• **Task to carry out**: Quote the listing in full, exactly as given, minus any pictures.

====== Available data

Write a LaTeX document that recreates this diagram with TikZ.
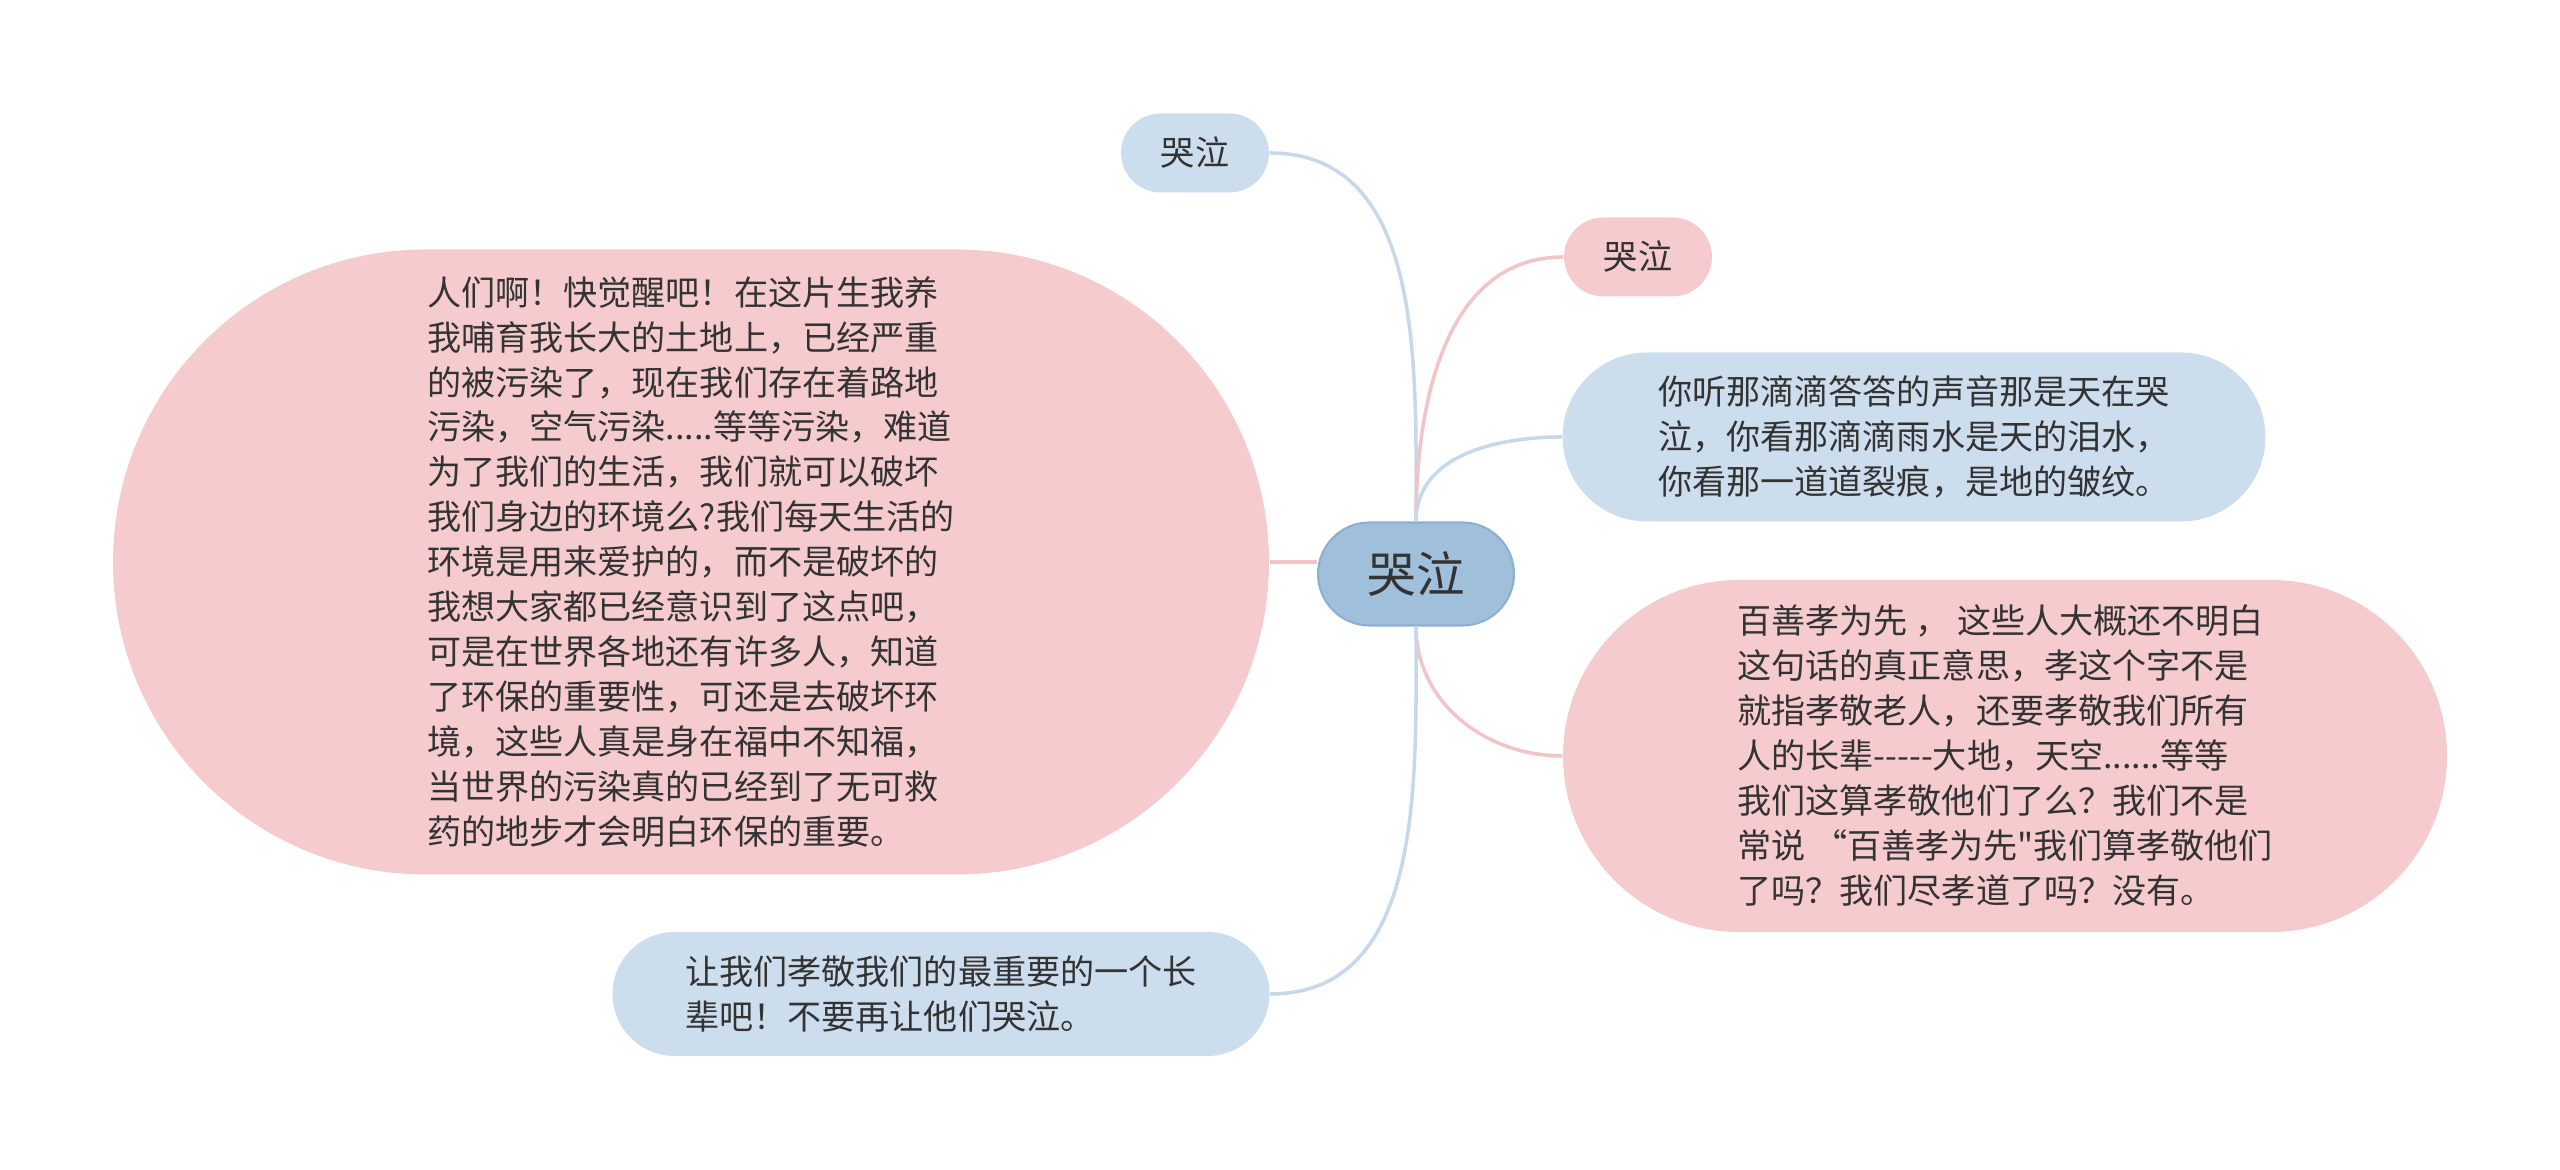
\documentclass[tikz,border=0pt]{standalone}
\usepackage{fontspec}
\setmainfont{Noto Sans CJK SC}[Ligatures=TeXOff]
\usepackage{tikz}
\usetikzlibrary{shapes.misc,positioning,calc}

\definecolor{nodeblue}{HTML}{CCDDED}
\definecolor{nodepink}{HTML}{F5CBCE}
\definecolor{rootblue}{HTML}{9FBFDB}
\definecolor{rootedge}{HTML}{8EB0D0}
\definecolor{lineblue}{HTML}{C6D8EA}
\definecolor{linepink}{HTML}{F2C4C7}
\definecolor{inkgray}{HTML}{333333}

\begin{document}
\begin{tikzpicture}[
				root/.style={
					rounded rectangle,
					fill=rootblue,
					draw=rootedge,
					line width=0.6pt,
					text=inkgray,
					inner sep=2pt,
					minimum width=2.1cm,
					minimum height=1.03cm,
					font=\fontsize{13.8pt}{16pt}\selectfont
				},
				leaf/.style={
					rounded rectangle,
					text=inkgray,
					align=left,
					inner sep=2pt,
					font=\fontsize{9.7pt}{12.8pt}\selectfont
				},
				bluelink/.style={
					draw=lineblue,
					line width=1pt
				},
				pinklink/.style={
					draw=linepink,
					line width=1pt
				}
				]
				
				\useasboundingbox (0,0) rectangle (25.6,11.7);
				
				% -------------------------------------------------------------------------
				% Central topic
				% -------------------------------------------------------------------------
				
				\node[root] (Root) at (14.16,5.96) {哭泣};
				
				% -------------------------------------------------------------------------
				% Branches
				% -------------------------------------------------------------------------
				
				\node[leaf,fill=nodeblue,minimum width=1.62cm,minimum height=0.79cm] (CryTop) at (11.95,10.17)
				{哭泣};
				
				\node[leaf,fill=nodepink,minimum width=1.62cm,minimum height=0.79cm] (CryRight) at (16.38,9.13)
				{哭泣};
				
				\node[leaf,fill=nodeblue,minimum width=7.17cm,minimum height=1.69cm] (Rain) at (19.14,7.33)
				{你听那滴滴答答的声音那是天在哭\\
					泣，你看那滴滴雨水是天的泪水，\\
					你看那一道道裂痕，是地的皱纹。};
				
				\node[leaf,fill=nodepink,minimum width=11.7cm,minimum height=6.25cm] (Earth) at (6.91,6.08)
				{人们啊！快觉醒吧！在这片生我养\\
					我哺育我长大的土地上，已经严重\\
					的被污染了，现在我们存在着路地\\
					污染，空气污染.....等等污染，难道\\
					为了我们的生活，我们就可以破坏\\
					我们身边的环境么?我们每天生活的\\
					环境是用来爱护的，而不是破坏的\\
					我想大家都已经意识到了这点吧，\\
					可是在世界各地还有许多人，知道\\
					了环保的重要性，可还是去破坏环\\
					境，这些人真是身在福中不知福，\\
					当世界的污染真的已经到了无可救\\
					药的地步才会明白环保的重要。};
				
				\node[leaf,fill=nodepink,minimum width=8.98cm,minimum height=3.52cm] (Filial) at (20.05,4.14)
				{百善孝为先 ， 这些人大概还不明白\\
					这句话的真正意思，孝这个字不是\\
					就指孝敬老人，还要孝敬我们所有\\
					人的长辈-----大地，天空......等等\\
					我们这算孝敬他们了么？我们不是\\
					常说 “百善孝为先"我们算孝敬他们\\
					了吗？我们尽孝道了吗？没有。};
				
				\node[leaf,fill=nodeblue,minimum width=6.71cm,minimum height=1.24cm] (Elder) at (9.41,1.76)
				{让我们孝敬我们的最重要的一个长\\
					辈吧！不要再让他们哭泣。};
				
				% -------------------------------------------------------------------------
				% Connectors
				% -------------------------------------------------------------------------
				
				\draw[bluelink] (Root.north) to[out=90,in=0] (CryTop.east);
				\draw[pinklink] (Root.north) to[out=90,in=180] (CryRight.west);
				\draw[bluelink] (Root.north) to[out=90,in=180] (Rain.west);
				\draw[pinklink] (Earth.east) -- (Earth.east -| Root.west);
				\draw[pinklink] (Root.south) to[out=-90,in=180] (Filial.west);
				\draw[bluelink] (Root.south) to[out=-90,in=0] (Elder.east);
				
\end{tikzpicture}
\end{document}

============

• **Correct response**:
Write a LaTeX document that recreates this diagram with TikZ.
\documentclass[tikz,border=0pt]{standalone}
\usepackage{fontspec}
\setmainfont{Noto Sans CJK SC}[Ligatures=TeXOff]
\usepackage{tikz}
\usetikzlibrary{shapes.misc,positioning,calc}

\definecolor{nodeblue}{HTML}{CCDDED}
\definecolor{nodepink}{HTML}{F5CBCE}
\definecolor{rootblue}{HTML}{9FBFDB}
\definecolor{rootedge}{HTML}{8EB0D0}
\definecolor{lineblue}{HTML}{C6D8EA}
\definecolor{linepink}{HTML}{F2C4C7}
\definecolor{inkgray}{HTML}{333333}

\begin{document}
\begin{tikzpicture}[
				root/.style={
					rounded rectangle,
					fill=rootblue,
					draw=rootedge,
					line width=0.6pt,
					text=inkgray,
					inner sep=2pt,
					minimum width=2.1cm,
					minimum height=1.03cm,
					font=\fontsize{13.8pt}{16pt}\selectfont
				},
				leaf/.style={
					rounded rectangle,
					text=inkgray,
					align=left,
					inner sep=2pt,
					font=\fontsize{9.7pt}{12.8pt}\selectfont
				},
				bluelink/.style={
					draw=lineblue,
					line width=1pt
				},
				pinklink/.style={
					draw=linepink,
					line width=1pt
				}
				]
				
				\useasboundingbox (0,0) rectangle (25.6,11.7);
				
				% -------------------------------------------------------------------------
				% Central topic
				% -------------------------------------------------------------------------
				
				\node[root] (Root) at (14.16,5.96) {哭泣};
				
				% -------------------------------------------------------------------------
				% Branches
				% -------------------------------------------------------------------------
				
				\node[leaf,fill=nodeblue,minimum width=1.62cm,minimum height=0.79cm] (CryTop) at (11.95,10.17)
				{哭泣};
				
				\node[leaf,fill=nodepink,minimum width=1.62cm,minimum height=0.79cm] (CryRight) at (16.38,9.13)
				{哭泣};
				
				\node[leaf,fill=nodeblue,minimum width=7.17cm,minimum height=1.69cm] (Rain) at (19.14,7.33)
				{你听那滴滴答答的声音那是天在哭\\
					泣，你看那滴滴雨水是天的泪水，\\
					你看那一道道裂痕，是地的皱纹。};
				
				\node[leaf,fill=nodepink,minimum width=11.7cm,minimum height=6.25cm] (Earth) at (6.91,6.08)
				{人们啊！快觉醒吧！在这片生我养\\
					我哺育我长大的土地上，已经严重\\
					的被污染了，现在我们存在着路地\\
					污染，空气污染.....等等污染，难道\\
					为了我们的生活，我们就可以破坏\\
					我们身边的环境么?我们每天生活的\\
					环境是用来爱护的，而不是破坏的\\
					我想大家都已经意识到了这点吧，\\
					可是在世界各地还有许多人，知道\\
					了环保的重要性，可还是去破坏环\\
					境，这些人真是身在福中不知福，\\
					当世界的污染真的已经到了无可救\\
					药的地步才会明白环保的重要。};
				
				\node[leaf,fill=nodepink,minimum width=8.98cm,minimum height=3.52cm] (Filial) at (20.05,4.14)
				{百善孝为先 ， 这些人大概还不明白\\
					这句话的真正意思，孝这个字不是\\
					就指孝敬老人，还要孝敬我们所有\\
					人的长辈-----大地，天空......等等\\
					我们这算孝敬他们了么？我们不是\\
					常说 “百善孝为先"我们算孝敬他们\\
					了吗？我们尽孝道了吗？没有。};
				
				\node[leaf,fill=nodeblue,minimum width=6.71cm,minimum height=1.24cm] (Elder) at (9.41,1.76)
				{让我们孝敬我们的最重要的一个长\\
					辈吧！不要再让他们哭泣。};
				
				% -------------------------------------------------------------------------
				% Connectors
				% -------------------------------------------------------------------------
				
				\draw[bluelink] (Root.north) to[out=90,in=0] (CryTop.east);
				\draw[pinklink] (Root.north) to[out=90,in=180] (CryRight.west);
				\draw[bluelink] (Root.north) to[out=90,in=180] (Rain.west);
				\draw[pinklink] (Earth.east) -- (Earth.east -| Root.west);
				\draw[pinklink] (Root.south) to[out=-90,in=180] (Filial.west);
				\draw[bluelink] (Root.south) to[out=-90,in=0] (Elder.east);
				
\end{tikzpicture}
\end{document}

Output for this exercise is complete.